March 22nd, 2005

(no subject)

well, i had to give up on my CS homework. no idea how to do it, and its due in a few minutes... i'll get a 50/100 if i am lucky. i feel kinda crappy that i had to give up. i sat here 7 full hours giving it my best, at least... i have a very, very high grade in the class, so i guess its... nah. i cant justify it. i really wanted to show off this semester. well, maybe not getting kicked back out will have to be enough, my first semester back.

looks like i got an 88 on the second comm exam... not very good on that either. thats after scaling. i think it was about a 74, 75 outright... i found out during the exam there was an entire video everyone was supposed to go watch at the library. i can still undo that, though. if i write a paper thats really good, it will replace one exam grade. there's 4 total, my first one was awesome, and i'm planning on doing a more stellar job on the last two.
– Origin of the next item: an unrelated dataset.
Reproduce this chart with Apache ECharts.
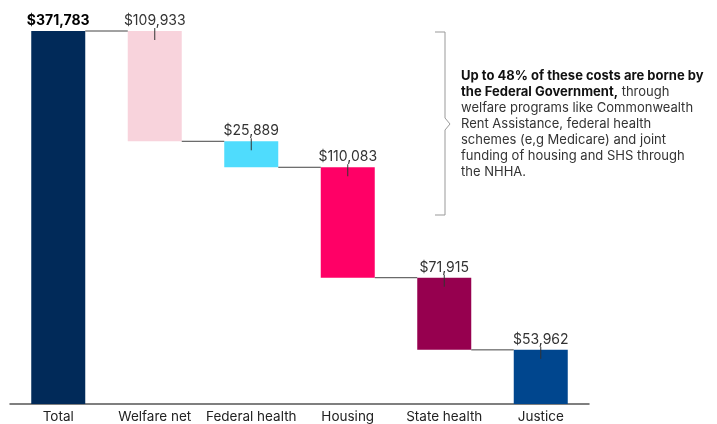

music class is kicking my butt. there's another listening exam friday, and i havent started yet... 9 sonatas to memorize by friday morning. i was going to start working on them, heck, last night. i spent two entire nights working on this damned cs project. guess i had it coming.

and then math... augh. math. math really remains the primary focus of this, and the biggest worry. i cant go to dinner tomorrow night, i dont think. i dunno. maybe i could... it would be really irresponsible, though. i'm convinced that from here til the end of the school year, it's going to be really difficult.